The plot becomes rote and predictable once the relationships are set in motion (friends, girlfriend). The movie’s music, however, plays on as ironic jokes and absurdities (e.g., Zach Braff, nearly covered in vulgar marker graffiti from the night before, gliding into an MRI machine) keep coming. If you’re a believer by this point, these features will keep you engaged, confirming you into the final knowledge of indie’s sacred mysteries. Garden State’s message, divorced from these accoutrements, is no more than “romance matters.” But that’s because the details, the touches at the edge of the screen define the film.

In countless ways, Braff’s first feature feels like a dream from a lost time (that, at least for me, never was or was only half-glimpsed out of the corner of my eye). We forget that the teenaged child trying to get off the meds forced on them by their parents was a kind of anti-authoritarian trope—Green Day for psychiatry, more-or-less.

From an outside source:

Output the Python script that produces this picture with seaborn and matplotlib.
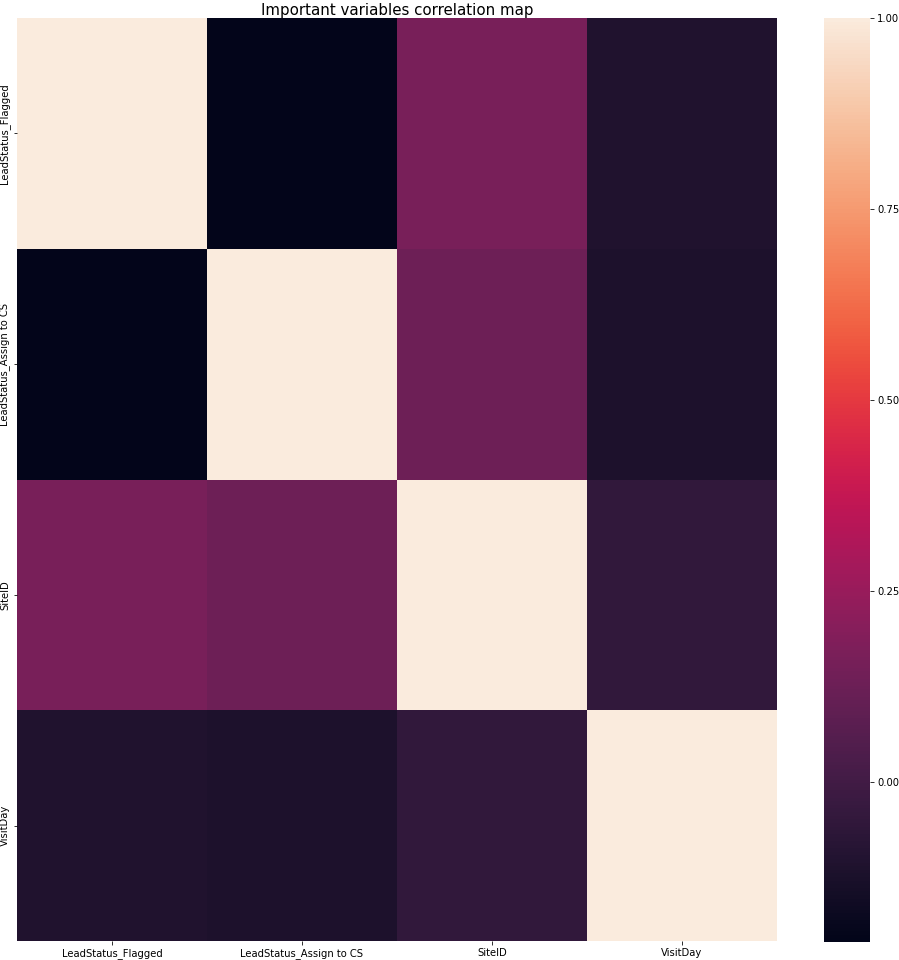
import numpy as np
import pandas as pd
import matplotlib
matplotlib.use("Agg")
import matplotlib.pyplot as plt
import seaborn as sns

labels = ["LeadStatus_Flagged", "LeadStatus_Assign to CS", "SiteID", "VisitDay"]
row_flagged = [1.00, -0.21, 0.16, -0.11]
row_assign = [-0.21, 1.00, 0.13, -0.12]
row_site = [0.16, 0.13, 1.00, -0.05]
row_visit = [-0.11, -0.12, -0.05, 1.00]

corr = pd.DataFrame([row_flagged, row_assign, row_site, row_visit],
                    index=labels, columns=labels)

DPI = 72
fig = plt.figure(figsize=(899/DPI, 960/DPI), dpi=DPI)
ax = fig.add_axes([17/899, 19/960, 760/899, 923/960])
cax = fig.add_axes([824/899, 18/960, 46/899, 924/960])
sns.heatmap(corr, ax=ax, cbar_ax=cax, cbar_kws={"ticks": [0.0, 0.25, 0.5, 0.75, 1.0]})
ax.set_title("Important variables correlation map", fontsize=15, pad=1)
ax.tick_params(axis="both", labelsize=10)
plt.setp(ax.get_yticklabels(), rotation=90, va="center")
plt.setp(ax.get_xticklabels(), rotation=0)
cax.tick_params(labelsize=10)
cax.yaxis.set_major_formatter(matplotlib.ticker.FormatStrFormatter("%.2f"))
fig.savefig("out.png", dpi=DPI)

Now we pathologize and label like it’s going out of style. In some corners, I’m not even sure one can make a mistake and not be assumed to be a narcissist or to have BPD or another personality disorder. Meds are, if not a first step, not a last one. Braff’s character felt so foreign to me that I hated him at first. His blank expression somehow looked both plain and forced (Braff seems largely to have turned to directing these days—a good move in my opinion. His camera work beats his poker face handily). I had forgotten that the withdrawn, brooding, smart, deep boy was an archetype to which people aspired back then. The visually absurd leather helmets that have to be worn at the office, random dancing, quirk for quirk’s sake—all these were long out of my mind. Seriousness, then, always had to to be an ironical, comic mask until the time came for a full confession from a character’s heart. Today in mainstream movies humor most often undercuts seriousness, similarly creating a distance, but largely so that characters can be cutesy and marketable, and so the film never stops being “fun.”

The big picture here is the loss of the mood movie. The late-60s-early-70s generation had Easy Rider (1969), the 80s had Wall Street (1987), even my micro-generation looked up to Superbad (2007), even if we didn’t quite try to emulate it. Garden State did not invent the dreamy indie mood that endured for a decade plus, but it did synthesize its purest variety. Though I may find the plotting predictable, the romance cliché, and the rapid emotional swings disorienting, I enjoyed it for that reason. It’s a well-made movie that calls to mind times and places long gone. What defines us now? For teenagers, probably TikTok or a video game, not a movie everyone goes to see. Paradoxically, the internet allows for both greater homogeneity and the multiplication of subcultures—a perfect recipe for the death (dare I say murder?) of the mood movie. Rest in peace you twentieth-century mainstay. We’ll always have the Vans and skinny jeans (or the bell bottoms and the leather jackets or the suspenders over a white-collared blue dress shirt).